Ruim honderd veteranen van Dutchbat III hebben zich gemeld voor een claim tegen de Nederlandse staat, omdat ze op een ,,onmogelijke missie'' zouden zijn gestuurd. Onder hen is ook een aantal leidinggevenden.
Dat hebben de advocaten Michael Ruperti en Klaas Arjen Krikke laten weten. In juli werd al bekend dat twaalf veteranen van Dutchbat III de Staat aansprakelijk hadden gesteld.
De militairen van Dutchbat III die in VN-verband opereerden, waren in 1995 in de Bosnische enclave Srebrenica om de Serven af te schrikken door hun aanwezigheid. Maar de VN konden niet voorkomen dat uiteindelijk bijna 8400 moslimmannen en -jongens werden vermoord door de Serven.

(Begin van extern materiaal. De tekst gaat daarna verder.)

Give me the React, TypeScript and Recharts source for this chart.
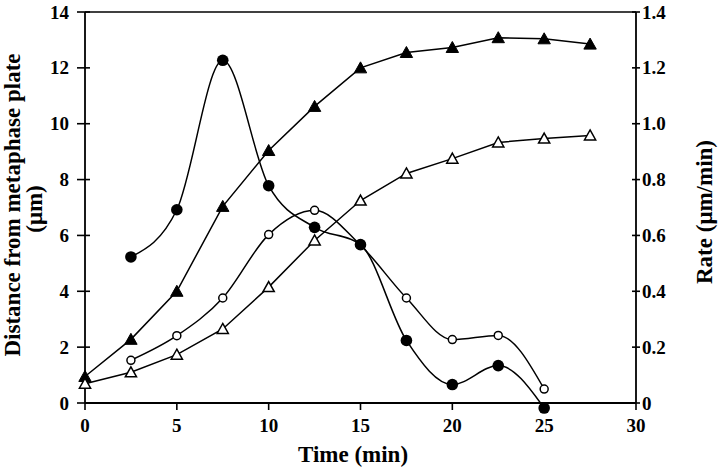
import React from 'react';
import { LineChart, Line, XAxis, YAxis, ReferenceLine } from 'recharts';

const TIMES = [0, 2.5, 5, 7.5, 10, 12.5, 15, 17.5, 20, 22.5, 25, 27.5];
const DIST_FILLED = [0.95, 2.28, 4.0, 7.04, 9.04, 10.62, 12.0, 12.55, 12.73, 13.08, 13.04, 12.85];
const DIST_OPEN = [0.69, 1.1, 1.73, 2.65, 4.15, 5.82, 7.25, 8.22, 8.75, 9.33, 9.47, 9.58];
// rate series start at 2.5 min and stop at 25 min
const RATE_FILLED = [null, 0.523, 0.692, 1.227, 0.778, 0.629, 0.567, 0.224, 0.066, 0.134, -0.018, null];
const RATE_OPEN = [null, 0.153, 0.241, 0.376, 0.603, 0.69, 0.565, 0.376, 0.227, 0.242, 0.05, null];

const X_TICKS = [0, 5, 10, 15, 20, 25, 30];
const LEFT_TICKS = [0, 2, 4, 6, 8, 10, 12, 14];
const RIGHT_TICKS = [0, 0.2, 0.4, 0.6, 0.8, 1.0, 1.2, 1.4];

const data = TIMES.map((t, i) => ({
  t,
  distFilled: DIST_FILLED[i],
  distOpen: DIST_OPEN[i],
  rateFilled: RATE_FILLED[i],
  rateOpen: RATE_OPEN[i],
}));

const FONT = '"Liberation Serif", "Times New Roman", serif';
const tickText = { fontFamily: FONT, fontSize: 19, fontWeight: 700, fill: '#000' };
const titleText = { fontFamily: FONT, fontSize: 23, fontWeight: 700, fill: '#000' };

function LeftTick({ x, y, payload }: any) {
  return (
    <g>
      <line x1={x - 8} x2={x + 5} y1={y} y2={y} stroke="#000" strokeWidth={1.6} />
      <text x={x - 16} y={y + 6.5} textAnchor="end" style={tickText}>{payload.value}</text>
    </g>
  );
}

function RightTick({ x, y, payload }: any) {
  const v = payload.value === 0 ? '0' : Number(payload.value).toFixed(1);
  return (
    <g>
      <line x1={x - 4} x2={x + 4} y1={y} y2={y} stroke="#000" strokeWidth={1.6} />
      <text x={x + 6} y={y + 6.5} textAnchor="start" style={tickText}>{v}</text>
    </g>
  );
}

function BottomTick({ x, y, payload }: any) {
  return (
    <g>
      <line x1={x} x2={x} y1={y} y2={y + 7} stroke="#000" strokeWidth={1.6} />
      <text x={x} y={y + 28.5} textAnchor="middle" style={tickText}>{payload.value}</text>
    </g>
  );
}

const filledTriangle = (props: any) => {
  const { cx, cy, index } = props;
  if (cx == null || cy == null) return <g key={`ft-${index}`} />;
  return (
    <path key={`ft-${index}`} d={`M${cx},${cy - 6} L${cx + 6.2},${cy + 5} L${cx - 6.2},${cy + 5} Z`} fill="#000" stroke="#000" strokeWidth={1} />
  );
};

const openTriangle = (props: any) => {
  const { cx, cy, index } = props;
  if (cx == null || cy == null) return <g key={`ot-${index}`} />;
  return (
    <path key={`ot-${index}`} d={`M${cx},${cy - 5.5} L${cx + 5.6},${cy + 4.5} L${cx - 5.6},${cy + 4.5} Z`} fill="#fff" stroke="#000" strokeWidth={1.5} />
  );
};

export default function App() {
  return (
    <div style={{ position: 'absolute', left: 0, top: 0, width: 720, height: 474, background: '#fff' }}>
      <LineChart width={720} height={474} data={data} margin={{ top: 12, right: 0, bottom: 0, left: 0 }}>
        <XAxis
          dataKey="t"
          type="number"
          domain={[0, 30]}
          ticks={X_TICKS}
          height={71}
          tickSize={0}
          tickMargin={0}
          tickLine={false}
          tick={<BottomTick />}
          axisLine={{ stroke: '#000', strokeWidth: 1.8 }}
          label={{
            content: () => (
              <text x={353} y={462} textAnchor="middle" style={titleText}>Time (min)</text>
            ),
          }}
        />
        <YAxis
          yAxisId="left"
          orientation="left"
          width={85}
          domain={[0, 14]}
          ticks={LEFT_TICKS}
          tickSize={0}
          tickMargin={0}
          tickLine={false}
          tick={<LeftTick />}
          axisLine={{ stroke: '#000', strokeWidth: 1.8 }}
          label={{
            content: () => (
              <g>
                <text x={20} y={205} transform="rotate(-90 20 205)" textAnchor="middle" style={titleText}>Distance from metaphase plate</text>
                <text x={42} y={209} transform="rotate(-90 42 209)" textAnchor="middle" style={titleText}>(μm)</text>
              </g>
            ),
          }}
        />
        <YAxis
          yAxisId="right"
          orientation="right"
          width={84}
          domain={[0, 1.4]}
          allowDataOverflow
          ticks={RIGHT_TICKS}
          tickSize={0}
          tickMargin={0}
          tickLine={false}
          tick={<RightTick />}
          axisLine={{ stroke: '#000', strokeWidth: 1.8 }}
          label={{
            content: () => (
              <text x={712} y={212} transform="rotate(-90 712 212)" textAnchor="middle" style={titleText}>Rate (μm/min)</text>
            ),
          }}
        />
        <ReferenceLine yAxisId="left" y={14} stroke="#000" strokeWidth={1.6} />
        <Line
          yAxisId="left"
          dataKey="distFilled"
          type="linear"
          stroke="#000"
          strokeWidth={1.5}
          dot={filledTriangle}
          activeDot={false}
          isAnimationActive={false}
        />
        <Line
          yAxisId="left"
          dataKey="distOpen"
          type="linear"
          stroke="#000"
          strokeWidth={1.5}
          dot={openTriangle}
          activeDot={false}
          isAnimationActive={false}
        />
        <Line
          yAxisId="right"
          dataKey="rateOpen"
          type="monotone"
          stroke="#000"
          strokeWidth={1.5}
          dot={{ r: 4, fill: '#fff', stroke: '#000', strokeWidth: 1.5, clipDot: false }}
          activeDot={false}
          isAnimationActive={false}
        />
        {/* stroke none but wide strokeWidth so the dot clip box is large enough for the point under the axis */}
        <Line
          yAxisId="right"
          dataKey="rateFilled"
          type="monotone"
          stroke="#000"
          strokeWidth={1.5}
          dot={{ r: 5.8, fill: '#000', stroke: 'none', strokeWidth: 14, clipDot: false }}
          activeDot={false}
          isAnimationActive={false}
        />
      </LineChart>
    </div>
  );
}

Volgens de advocaten is Dutchbat III ruim twintig jaar verantwoordelijk gehouden voor het falen van de missie, omdat de regering nadien onvoldoende heeft erkend dat het bataljon willens en wetens op een onuitvoerbare missie werd gestuurd.
Minister Jeanine Hennis (Defensie)
erkende
onlangs
nog eens tijdens Veteranendag dat het een opdracht was ,,die - reeds op voorhand - onuitvoerbaar was''. Advocaat van de twaalf veteranen Michael Ruperti: '
Dutchbat werd op een kansloze missie gestuurd zonder adequaat te zijn voorbereid, zonder voldoende middelen en capaciteiten en met een zwakke informatiepositie.
’
Veteranen zouden hierdoor jaren later nog onherstelbare schade op sociaal, emotioneel en financieel gebied ondervinden. De advocaten vinden dat de huidige interne regelingen bij defensie om de veteranen te compenseren in deze zaak niet voldoen. Ze gaan in gesprek met Defensie.